A great preacher of the early Church remarked on this tense scene that ‘the devil tempts so that he may ruin. God tempts so that He may crown.’ (Ambrose of Milan, Exposition of the Gospels: Luke 4:19) There is so much needless destruction in these inner struggles Jesus experienced and won through. To appeal to peoples’ bellies – and nothing more – is to strike exactly the wrong note: we are spiritual beings as well, and therefore need our whole personalities fed, important though food clearly is. To appeal to peoples’ sense of power – and nothing more – is to offer the exact opposite of the enduring, quiet, and apparently insignificant love that the babe of Bethlehem, who was greeted by poor shepherds, and who went to the cross of Calvary alongside the penitent thief, comes to bring each day to the world. To threaten to throw one’s life away in order to see what happens, the self-destruct button dressed up with a touch of dubious religiosity, is the last resort – and one that leaves behind a legacy of pain from which it can be almost impossible to recover.

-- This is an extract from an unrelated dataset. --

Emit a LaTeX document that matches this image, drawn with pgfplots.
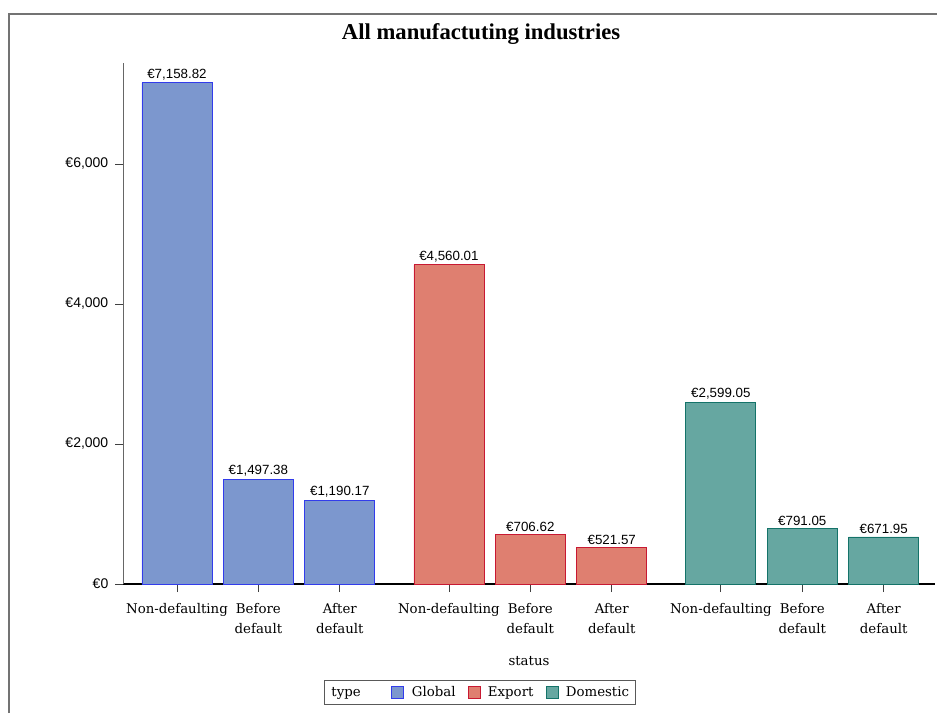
\documentclass[border=0pt]{standalone}
\usepackage{fontspec}
\setmainfont{Liberation Serif}
\newfontfamily\labfont{Liberation Sans}
\newfontfamily\serfont{DejaVu Serif}
\usepackage{pgfplots}
\pgfplotsset{compat=1.18}
\definecolor{gfill}{RGB}{124,151,206}
\definecolor{gedge}{RGB}{50,60,235}
\definecolor{efill}{RGB}{223,127,112}
\definecolor{eedge}{RGB}{200,25,50}
\definecolor{dfill}{RGB}{102,167,161}
\definecolor{dedge}{RGB}{20,115,105}
\begin{document}
\begin{tikzpicture}
\useasboundingbox (0,0) rectangle (702.75pt,534.75pt);
\draw[black!55, line width=1.2pt] (6.75pt,0pt) -- (6.75pt,524.25pt) -- (702.75pt,524.25pt);
\begin{axis}[
  at={(92.25pt,96.75pt)}, anchor=south west,
  scale only axis, width=609pt, height=390.75pt,
  xmin=0.337, xmax=10.31, ymin=0, ymax=7443,
  axis x line*=bottom, axis y line*=left,
  axis line style={-},
  x axis line style={black, line width=1pt},
  y axis line style={black!60, line width=0.6pt},
  tick align=outside,
  major tick length=6pt,
  tick style={black!75, line width=0.6pt},
  xtick={1,2,3,4.34,5.34,6.34,7.68,8.68,9.68},
  xticklabels={Non-defaulting,{Before\\default},{After\\default},Non-defaulting,{Before\\default},{After\\default},Non-defaulting,{Before\\default},{After\\default}},
  xticklabel style={font=\serfont\fontsize{10}{15}\selectfont, align=center, text depth=0pt, anchor=north, yshift=-5pt},
  ytick={0,2000,4000,6000},
  yticklabels={{€0},{€2,000},{€4,000},{€6,000}},
  yticklabel style={font=\labfont\fontsize{10.5}{11}\selectfont, xshift=-1.5pt},
  xlabel={status},
  xlabel style={font=\serfont\fontsize{10}{11}\selectfont, at={(axis description cs:0.5,-0.148)}, anchor=center},
  title={All manufactuting industries},
  title style={font=\bfseries\fontsize{17}{18}\selectfont, at={(axis description cs:0.441,1.040)}, anchor=center},
  ybar, bar width=0.86, bar shift=0pt,
  nodes near coords,
  point meta=explicit symbolic,
  every node near coord/.append style={font=\labfont\fontsize{10}{11}\selectfont, black, inner sep=2pt},
  legend columns=-1,
  legend style={at={(axis description cs:0.44,-0.184)}, anchor=north, draw=black!65, line width=0.8pt,
    font=\serfont\fontsize{10}{11}\selectfont, inner xsep=3pt, inner ysep=2.5pt,
    /tikz/every even column/.append style={column sep=7pt}},
  legend image code/.code={\draw[#1, line width=0.6pt] (0pt,-4.5pt) rectangle (9pt,4.5pt); \path[draw=none, fill=none] (9pt,0pt) -- (13pt,0pt);},
]
\addlegendimage{empty legend}
\addlegendentry{type\kern14pt}
\addplot[fill=gfill, draw=gedge, line width=0.6pt] table[meta=label] {
x y label
1 7158.82 €7,158.82
2 1497.38 €1,497.38
3 1190.17 €1,190.17
};
\addlegendentry{Global}
\addplot[fill=efill, draw=eedge, line width=0.6pt] table[meta=label] {
x y label
4.34 4560.01 €4,560.01
5.34 706.62 €706.62
6.34 521.57 €521.57
};
\addlegendentry{Export}
\addplot[fill=dfill, draw=dedge, line width=0.6pt] table[meta=label] {
x y label
7.68 2599.05 €2,599.05
8.68 791.05 €791.05
9.68 671.95 €671.95
};
\addlegendentry{Domestic}
\end{axis}
\end{tikzpicture}
\end{document}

The devil does indeed tempt – in order to ruin both us and our world. God tempts – in order to crown us with spiritual strength. Just because we can do something, it does not mean that we must – simply in order to demonstrate a facile view of freedom and personal autonomy. And the message of this gospel passage is that we can be tempted by similar fantasies, which at the end of the day are so unreal, and yet which appear so superficially attractive. By all means dream about the next field which might be greener if you have to, but for heaven’s sake learn to make sense of your own – in order to see it as the arena for your own daily struggle with God.